Chantal Van Hove: « C'était un très beau moment. Le message était : ‘Nous sommes musulmans, apprenez aussi un peu à nous connaître’. De cette manière, ils s'opposent aussi à l'extrémisme qu'ils ne soutiennent pas. Mais ils ont aussi montré par là qu'ils avaient le sentiment de pouvoir s'exprimer à l'école, qu'ils étaient écoutés, que le seuil était bas. Et ça ouvrait la possibilité de débattre. Je pouvais dire tranquillement : ‘Les valeurs et les normes dans ce livre font aussi partie de mon ‘vocabulaire’’. Elles ne diffèrent pas beaucoup des valeurs et des normes de chaque individu. »

« Martin Luther King était aussi radical selon la mentalité des années 60, mais il a défendu ses idées sans violence. »

(Jannie Noppe, criminologue à l'Université de Gand)


Travaillez sur la résistance

Comment rendre les jeunes résistants ?

  1. Apprenez-leur à être critique

    Les jeunes qui se radicalisent sont souvent des jeunes vulnérables. Il est donc utile de renforcer leur résistance à un stade précoce. Apprenez par ex. aux jeunes à traiter l'information et les médias sociaux de manière critique (vérification des sources), ainsi que la pression des pairs et l'agression. Ils peuvent ainsi gérer les messages radicaux qui acceptent la violence, l'autorisent ou l'encouragent. Un jeune résistant apprend aussi à chercher de l'aide et peut faire ses propres choix.
  2. Laissez-les briller

    Les adolescents sont à la recherche d'une image d'eux-mêmes qui les rend fiers. Ils veulent être valorisés et admirés. Les combattants en Syrie mais aussi les activistes extrémistes des droits des animaux par exemple se voient comme des idéalistes, pas comme des terroristes. Cherchez des alternatives pour les jeunes afin qu'ils expriment leur idéalisme, se révoltent contre l'injustice, s'affirment comme courageux, forts et dignes de sacrifice sans porter atteinte à eux-mêmes ou à leur entourage.
  3. Apprenez-leur à défendre leur opinion

    Entraînez les élèves à communiquer de manière pacifique de sorte qu'ils apprennent à défendre leurs droits et leur opinion de manière non-violente.
  4. Dressez une image positive du futur

    Beaucoup d'idées radicales résultent de la frustration : le sentiment de non-appartenance, la discrimination, l'humiliation, l'exclusion sociale... Pour compenser, certains jeunes veulent devenir un héro ou un martyr. Les jeunes musulmans ont besoin d'avoir une vision positive du futur.

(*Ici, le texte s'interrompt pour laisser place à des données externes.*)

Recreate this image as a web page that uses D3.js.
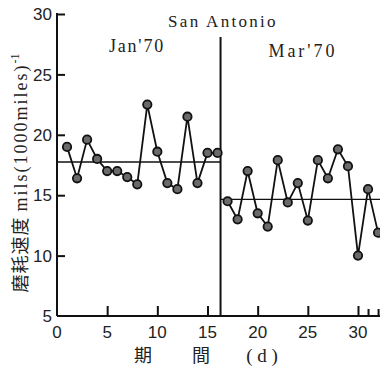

En adoptant une position ouvertement anti-raciste, en vous opposant à l'islamophobie à l'école, ou en assurant par ex. le contact des élèves diplômés sur le marché du travail (ex. ancien élève qui témoigne, le Forem...) Partagez votre conviction qu'ils trouveront une place dans notre société en qu'ils auront des opportunités.